**Exercise aim**
Select the lines that hold the word "React" and copy each one.
========
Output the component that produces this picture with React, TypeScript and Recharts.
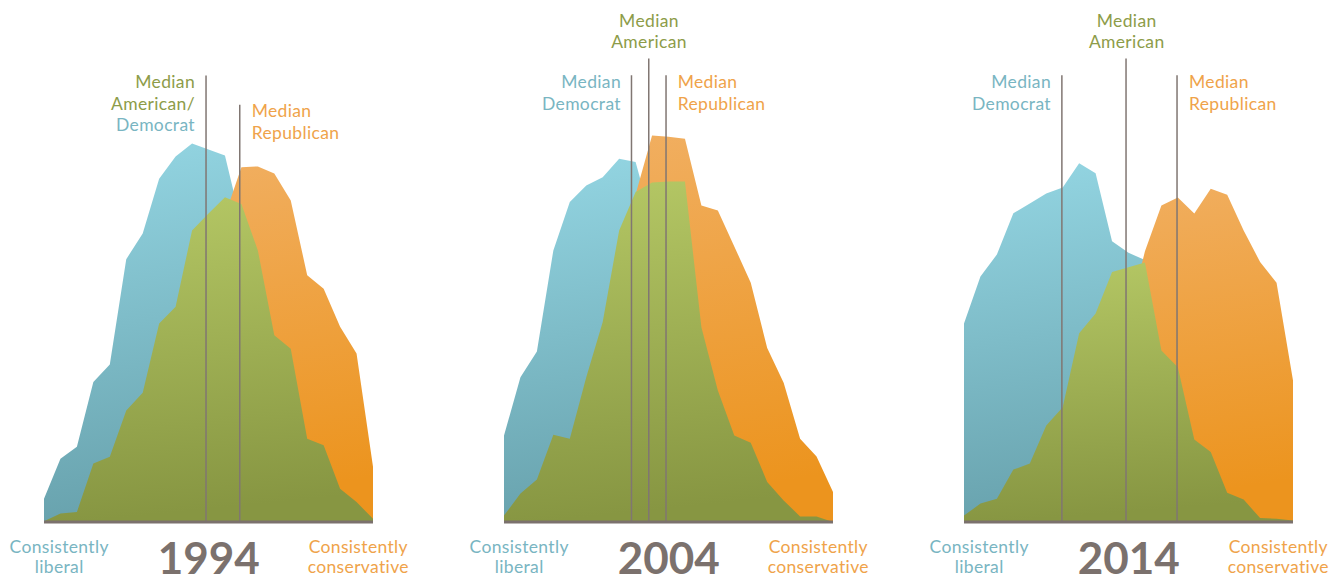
import React from "react";
import { AreaChart, Area, XAxis, YAxis, ReferenceLine } from "recharts";

// ideological consistency scale, -10 (consistently liberal) .. +10 (consistently conservative)
const scalePoints = [-10, -9, -8, -7, -6, -5, -4, -3, -2, -1, 0, 1, 2, 3, 4, 5, 6, 7, 8, 9, 10];

// share of each group at each scale point (%)
const dem1994 = [0.58, 1.58, 1.88, 3.5, 3.94, 6.57, 7.21, 8.58, 9.14, 9.46, 9.31, 9.16, 7.45, 5.29, 3.2, 1.95, 0.88, 0.38, 0.17, 0.06, 0.02];
const rep1994 = [0.01, 0.08, 0.2, 0.45, 0.8, 1.38, 2.2, 3.2, 4.45, 5.7, 6.75, 7.66, 8.87, 8.89, 8.71, 8.04, 6.17, 5.83, 4.88, 4.21, 1.38];
const all1994 = [0.02, 0.21, 0.25, 1.46, 1.63, 2.79, 3.23, 4.96, 5.38, 7.29, 7.71, 8.12, 7.95, 6.79, 4.67, 4.33, 2.08, 1.92, 0.83, 0.5, 0.08];

const dem2004 = [2.16, 3.62, 4.26, 6.79, 8.0, 8.41, 8.62, 9.08, 9.0, 7.5, 5.75, 4.0, 2.5, 1.5, 0.88, 0.45, 0.2, 0.08, 0.03, 0.01, 0];
const rep2004 = [0.13, 0.3, 0.63, 1.13, 1.88, 2.88, 4.25, 6.0, 8.19, 9.66, 9.63, 9.58, 7.91, 7.79, 6.89, 5.98, 4.35, 3.48, 2.08, 1.64, 0.75];
const all2004 = [0.16, 0.71, 1.06, 2.18, 2.08, 3.62, 5.0, 7.29, 8.25, 8.49, 8.51, 8.51, 4.87, 3.29, 2.16, 1.98, 1.0, 0.54, 0.14, 0.14, 0];

const dem2014 = [4.96, 6.14, 6.69, 7.72, 7.96, 8.21, 8.36, 8.97, 8.72, 7.02, 6.73, 6.55, 5.0, 3.5, 2.25, 1.38, 0.75, 0.38, 0.18, 0.08, 0.03];
const rep2014 = [0.05, 0.1, 0.2, 0.38, 0.63, 0.95, 1.38, 2.0, 2.75, 3.75, 5.1, 6.77, 7.91, 8.11, 7.71, 8.33, 8.18, 7.29, 6.5, 5.98, 3.54];
const all2014 = [0.16, 0.46, 0.58, 1.31, 1.46, 2.41, 2.87, 4.72, 5.21, 6.25, 6.37, 6.49, 4.29, 3.87, 2.06, 1.75, 0.73, 0.56, 0.1, 0.08, 0.04];

// median positions on the scale, and how high the marker line reaches
const medians1994 = [
  { x: -0.15, top: 11.16 },
  { x: 1.9, top: 10.43 },
];
const medians2004 = [
  { x: -2.25, top: 11.17 },
  { x: -1.2, top: 11.59 },
  { x: -0.15, top: 11.17 },
];
const medians2014 = [
  { x: -4.05, top: 11.17 },
  { x: -0.15, top: 11.59 },
  { x: 2.95, top: 11.17 },
];

const years = ["1994", "2004", "2014"];
const leftLabel = ["Consistently", "liberal"];
const rightLabel = ["Consistently", "conservative"];

const BLUE_TXT = "#79b5c2";
const GREEN_TXT = "#8d9c49";
const ORANGE_TXT = "#efa34a";
const GREY = "#7b716d";
const FONT = "Lato, 'Noto Sans', sans-serif";

const PANEL_W = 329;
const PLOT_H = 480;

function buildRows(dem: number[], rep: number[], all: number[]) {
  return scalePoints.map((x, i) => ({ x, dem: dem[i], rep: rep[i], all: all[i] }));
}

function Panel({
  id,
  left,
  dem,
  rep,
  all,
  medians,
}: {
  id: string;
  left: number;
  dem: number[];
  rep: number[];
  all: number[];
  medians: Array<{ x: number; top: number }>;
}) {
  const rows = buildRows(dem, rep, all);
  return (
    <div style={{ position: "absolute", left, top: 41.5 }}>
      <AreaChart width={PANEL_W} height={PLOT_H + 4} data={rows} margin={{ top: 0, right: 0, bottom: 4, left: 0 }}>
        <defs>
          <linearGradient id={`dem-${id}`} x1="0" y1="0" x2="0.15" y2="1">
            <stop offset="0%" stopColor="#94d6e3" />
            <stop offset="100%" stopColor="#68a2ad" />
          </linearGradient>
          <linearGradient id={`rep-${id}`} x1="0" y1="0" x2="0.15" y2="1">
            <stop offset="0%" stopColor="#f1b064" />
            <stop offset="100%" stopColor="#ec941e" />
          </linearGradient>
          <linearGradient id={`all-${id}`} x1="0" y1="0" x2="0.1" y2="1">
            <stop offset="0%" stopColor="#b5c865" />
            <stop offset="100%" stopColor="#879642" />
          </linearGradient>
        </defs>
        <XAxis dataKey="x" type="number" domain={[-10, 10]} hide />
        <YAxis domain={[0, 12]} hide />
        <Area type="linear" dataKey="dem" stroke="none" fill={`url(#dem-${id})`} fillOpacity={1} isAnimationActive={false} dot={false} activeDot={false} />
        <Area type="linear" dataKey="rep" stroke="none" fill={`url(#rep-${id})`} fillOpacity={1} isAnimationActive={false} dot={false} activeDot={false} />
        <Area type="linear" dataKey="all" stroke="none" fill={`url(#all-${id})`} fillOpacity={1} isAnimationActive={false} dot={false} activeDot={false} />
        {medians.map((m, i) => (
          <ReferenceLine
            key={i}
            segment={[
              { x: m.x, y: 0 },
              { x: m.x, y: m.top },
            ]}
            stroke="#807672"
            strokeWidth={1.5}
          />
        ))}
        <ReferenceLine y={0} stroke={GREY} strokeWidth={3} />
      </AreaChart>
    </div>
  );
}

function Lines({ x, ys, anchor, lines }: { x: number; ys: number[]; anchor: "start" | "middle" | "end"; lines: Array<[string, string]> }) {
  return (
    <>
      {lines.map(([t, c], i) => (
        <text key={i} x={x} y={ys[i]} textAnchor={anchor} fill={c}>
          {t}
        </text>
      ))}
    </>
  );
}

export default function App() {
  const offsets = [0, 460, 920];
  return (
    <div style={{ position: "absolute", left: 0, top: 0, width: 1340, height: 577, background: "#fff", overflow: "hidden" }}>
      <Panel id="1994" left={44.3} dem={dem1994} rep={rep1994} all={all1994} medians={medians1994} />
      <Panel id="2004" left={504.3} dem={dem2004} rep={rep2004} all={all2004} medians={medians2004} />
      <Panel id="2014" left={964.3} dem={dem2014} rep={rep2014} all={all2014} medians={medians2014} />
      <svg
        width={1340}
        height={577}
        style={{ position: "absolute", left: 0, top: 0, pointerEvents: "none", letterSpacing: "0.35px" }}
        fontFamily={FONT}
        fontSize={17.5}
      >
        {/* 1994 */}
        <Lines x={195} ys={[88.3, 109.8, 131.3]} anchor="end" lines={[["Median", GREEN_TXT], ["American/", GREEN_TXT], ["Democrat", BLUE_TXT]]} />
        <Lines x={251.7} ys={[117.3, 138.8]} anchor="start" lines={[["Median", ORANGE_TXT], ["Republican", ORANGE_TXT]]} />
        {/* 2004 */}
        <Lines x={649} ys={[26.5, 48]} anchor="middle" lines={[["Median", GREEN_TXT], ["American", GREEN_TXT]]} />
        <Lines x={621} ys={[88.3, 109.8]} anchor="end" lines={[["Median", BLUE_TXT], ["Democrat", BLUE_TXT]]} />
        <Lines x={677.7} ys={[88.3, 109.8]} anchor="start" lines={[["Median", ORANGE_TXT], ["Republican", ORANGE_TXT]]} />
        {/* 2014 */}
        <Lines x={1126.7} ys={[26.5, 48]} anchor="middle" lines={[["Median", GREEN_TXT], ["American", GREEN_TXT]]} />
        <Lines x={1051} ys={[88.3, 109.8]} anchor="end" lines={[["Median", BLUE_TXT], ["Democrat", BLUE_TXT]]} />
        <Lines x={1189} ys={[88.3, 109.8]} anchor="start" lines={[["Median", ORANGE_TXT], ["Republican", ORANGE_TXT]]} />
        {offsets.map((o, i) => (
          <g key={i}>
            <Lines x={o + 59.2} ys={[552.7, 573.3]} anchor="middle" lines={[[leftLabel[0], BLUE_TXT], [leftLabel[1], BLUE_TXT]]} />
            <Lines x={o + 358.3} ys={[552.7, 573.3]} anchor="middle" lines={[[rightLabel[0], ORANGE_TXT], [rightLabel[1], ORANGE_TXT]]} />
            <text x={o + 208.8} y={574} textAnchor="middle" fill={GREY} fontSize={44} fontWeight={700} letterSpacing="0px">
              {years[i]}
            </text>
          </g>
        ))}
      </svg>
    </div>
  );
}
========
**Response**
Output the component that produces this picture with React, TypeScript and Recharts.
import React from "react";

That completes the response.